The mass of a sample of${}^{40}\mathrm{K}$ is $0.66\mathrm{g}$.

Step-by-step solution

The given data

a) Initial decay rate of ${}^{40}\mathrm{K},{\mathrm{R}}_0=1.70\times {10}^5\mathrm{disintegration}/\mathrm{s}$,

b) Half-life of the isotope,$T_{1/2}=1.28\times {10}^9\mathrm{or}4.04\times {10}^{16}\mathrm{s}$

c) Molar mass of the sample,$A=40\mathrm{g}/\mathrm{mol}$

Understanding the concept of decay  and mass

The radioactive decay is due to the loss of the elementary particles from an unstable nucleus to convert them into a more stable one. From the concept of the decay rate, we can get the number of undecayed nuclei. Now, using this in the equation of finding the number of nuclei then determine unknown mass of the sample using its molar mass value and Avogadro number.

Formulae:

The rate of decay is as follows:

$R=\left(\frac{\mathrm{In}2}{T_{1/2}}\right)N$ ……. (i)

Here, $\lambda$ is the disintegration constant, Nis the number of undecayed nuclei.

$T_{1/2}$is the half-life of the substance, the number of atoms in a given mass of an atom.

$$\begin{gathered} N=\frac{m}{A}{N}_A \\ \mathrm{Here},{\mathrm{N}}_{\mathrm{A}}=6.022\times {10}^{23}\frac{\mathrm{atoms}}{\mathrm{mol}} \end{gathered}$$ …… (ii)

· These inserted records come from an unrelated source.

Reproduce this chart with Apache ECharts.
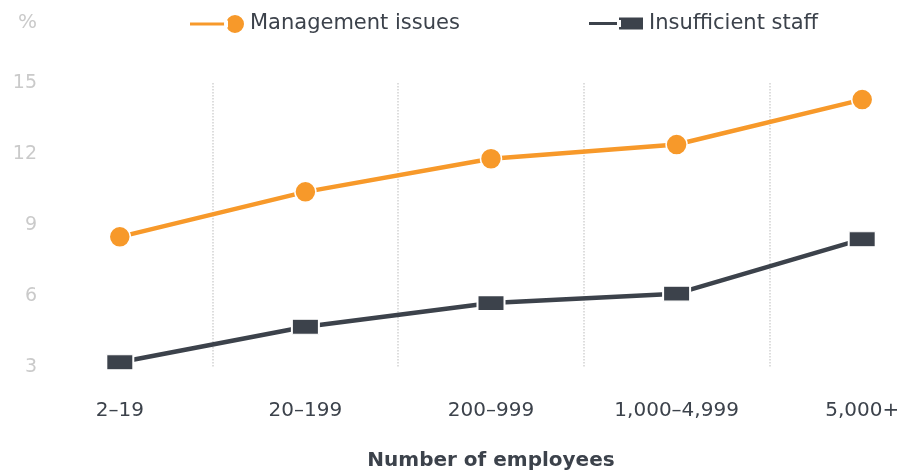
<!DOCTYPE html>
<html>
<head>
<meta charset="utf-8">
<script src="https://cdn.jsdelivr.net/npm/echarts@6/dist/echarts.min.js"></script>
<style>
    html, body { margin: 0; padding: 0; background: #fff; }
    #chart { width: 897px; height: 472px; }
</style>
</head>
<body>
<div id="chart"></div>
<script>
const categories = ['2–19', '20–199', '200–999', '1,000–4,999', '5,000+']
const managementIssues = [8.5, 10.4, 11.8, 12.4, 14.3]
const insufficientStaff = [3.2, 4.7, 5.7, 6.1, 8.4]
const yTicks = { min: 3, max: 15, interval: 3 }

const ORANGE = '#F7992A'
const DARK = '#3C424B'
const GREY = '#cacaca'
const FONT = 'DejaVu Sans'

// legend icons: a short line with the marker sitting at its right end
const circleIcon = 'path://M0,7.5L38,7.5L38,12.5L0,12.5Z M36,10a10,10 0 1,0 20,0a10,10 0 1,0 -20,0Z'
const rectIcon = 'path://M0,7.5L32,7.5L32,12.5L0,12.5Z M30,3L56,3L56,17L30,17Z'

const legendText = { fontSize: 21, color: DARK, fontFamily: FONT }

const chart = echarts.init(document.getElementById('chart'))

chart.setOption({
    animation: false,
    textStyle: { fontFamily: FONT },
    legend: [
        {
            top: 8,
            left: 183,
            itemWidth: 56,
            itemHeight: 20,
            itemGap: 10,
            textStyle: legendText,
            data: [{ name: 'Management issues', icon: circleIcon }],
        },
        {
            top: 8,
            left: 582,
            itemWidth: 56,
            itemHeight: 20,
            textStyle: legendText,
            data: [{ name: 'Insufficient staff', icon: rectIcon }],
        },
    ],
    grid: {
        left: 27,
        width: 928,
        top: 83,
        height: 284,
        outerBoundsMode: 'none',
        containLabel: false,
    },
    xAxis: {
        type: 'category',
        data: categories,
        boundaryGap: true,
        name: 'Number of employees',
        nameLocation: 'middle',
        nameGap: 84,
        nameTextStyle: { fontSize: 20, fontWeight: 'bold', color: DARK },
        axisLine: { show: false },
        axisTick: { show: false },
        axisLabel: { fontSize: 20, color: DARK, margin: 34 },
        splitLine: {
            show: true,
            interval: (index) => index !== 0,
            lineStyle: { type: 'dotted', color: '#d2d2d2', width: 1.5 },
        },
    },
    yAxis: {
        type: 'value',
        min: yTicks.min,
        max: yTicks.max,
        interval: yTicks.interval,
        name: '%',
        nameLocation: 'end',
        nameGap: 50,
        nameTextStyle: { fontSize: 20, color: GREY, align: 'right', padding: [0, -10, 0, 0] },
        axisLine: { show: false },
        axisTick: { show: false },
        splitLine: { show: false },
        axisLabel: { fontSize: 19, color: GREY, margin: -10 },
    },
    series: [
        {
            name: 'Management issues',
            type: 'line',
            data: managementIssues,
            symbol: 'circle',
            symbolSize: 21,
            lineStyle: { color: ORANGE, width: 4.5 },
            itemStyle: { color: ORANGE, borderColor: '#fff', borderWidth: 1.5 },
            z: 3,
        },
        {
            name: 'Insufficient staff',
            type: 'line',
            data: insufficientStaff,
            symbol: 'rect',
            symbolSize: [27, 15],
            lineStyle: { color: DARK, width: 4.5 },
            itemStyle: { color: DARK, borderColor: '#fff', borderWidth: 1.5 },
            z: 2,
        },
    ],
})
</script>
</body>
</html>
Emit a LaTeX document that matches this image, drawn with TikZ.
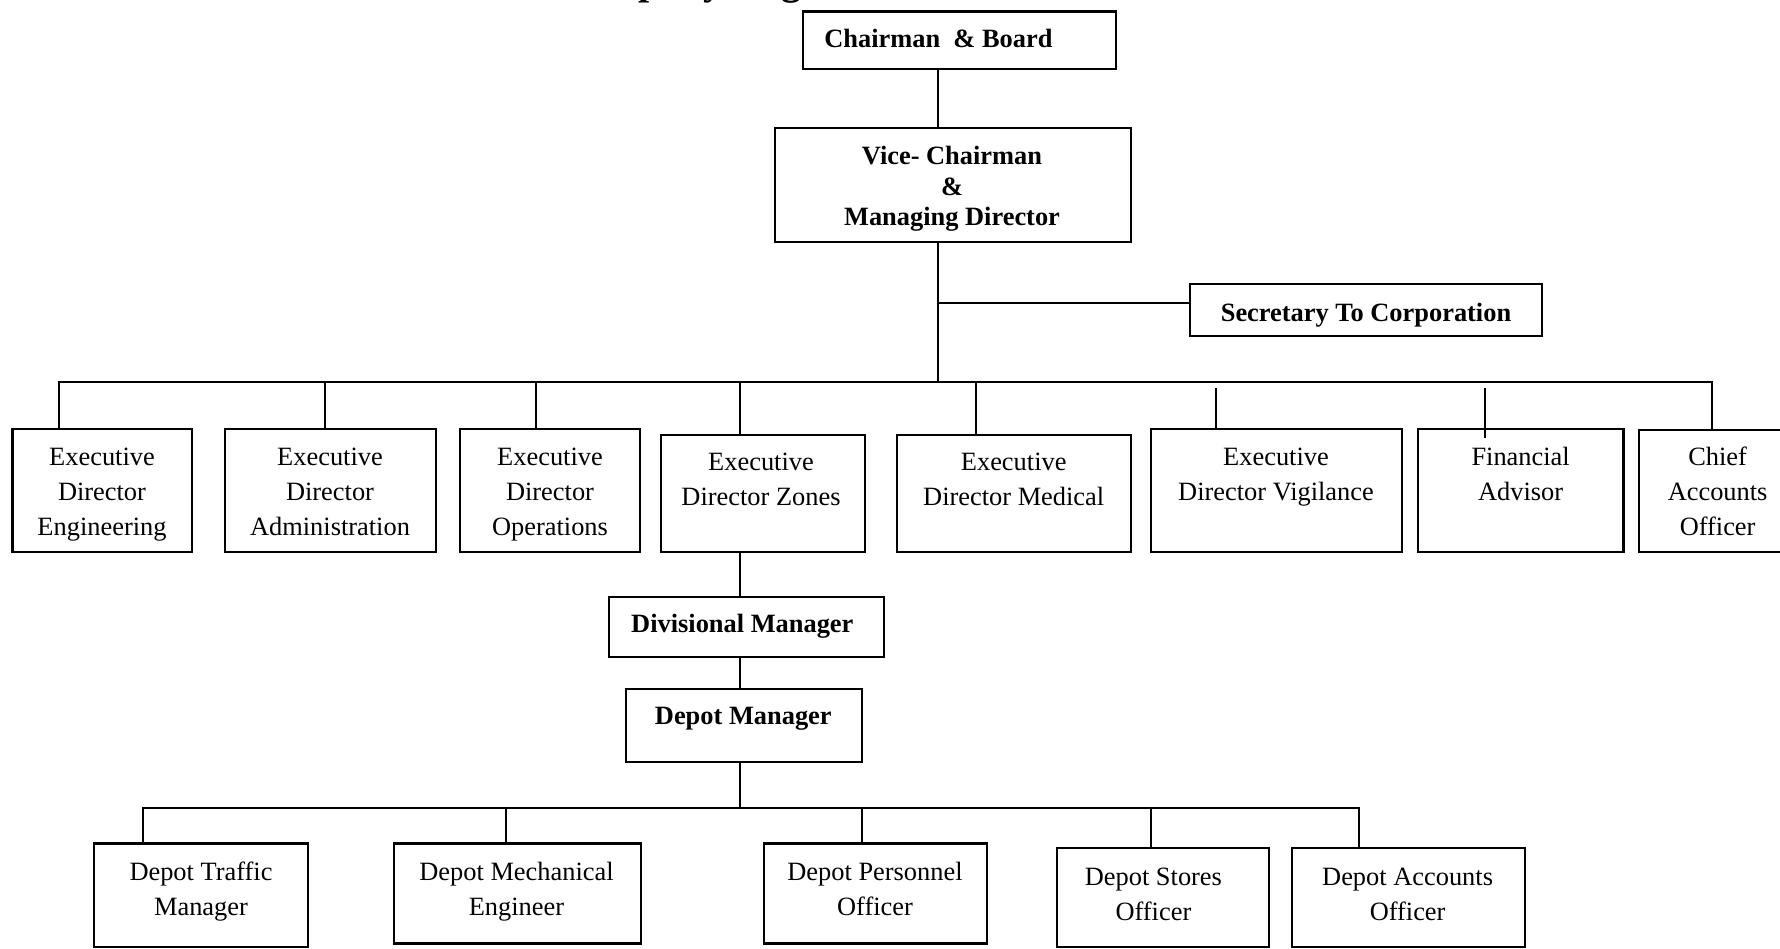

Calculate the mass of the potassium sample

Substituting value of number of undecayed nuclei from the equation (i) in equation (ii), determine the mass of the potassium sample as follows:

$m=\left(\frac{R{T}_{1/2}}{\mathrm{In}2}\right)\left(\frac{A}{N_A}\right)$

Substitute the values and solve as:

$$\begin{gathered} m=\left(\frac{\left(1.70\times {10}^5{\displaystyle \frac{\mathrm{disintegration}}{s}}\right)\left(4.04\times {10}^{16}\mathrm{s}\right)}{\mathrm{In}2}\right)\left(\frac{40{\displaystyle \frac{\mathrm{g}}{\mathrm{mol}}}}{6.022\times {10}^{23}{\displaystyle \frac{\mathrm{atoms}}{\mathrm{mol}}}}\right) \\ =0.66\mathrm{g} \end{gathered}$$

Hence, the value of the mass is 0.66g.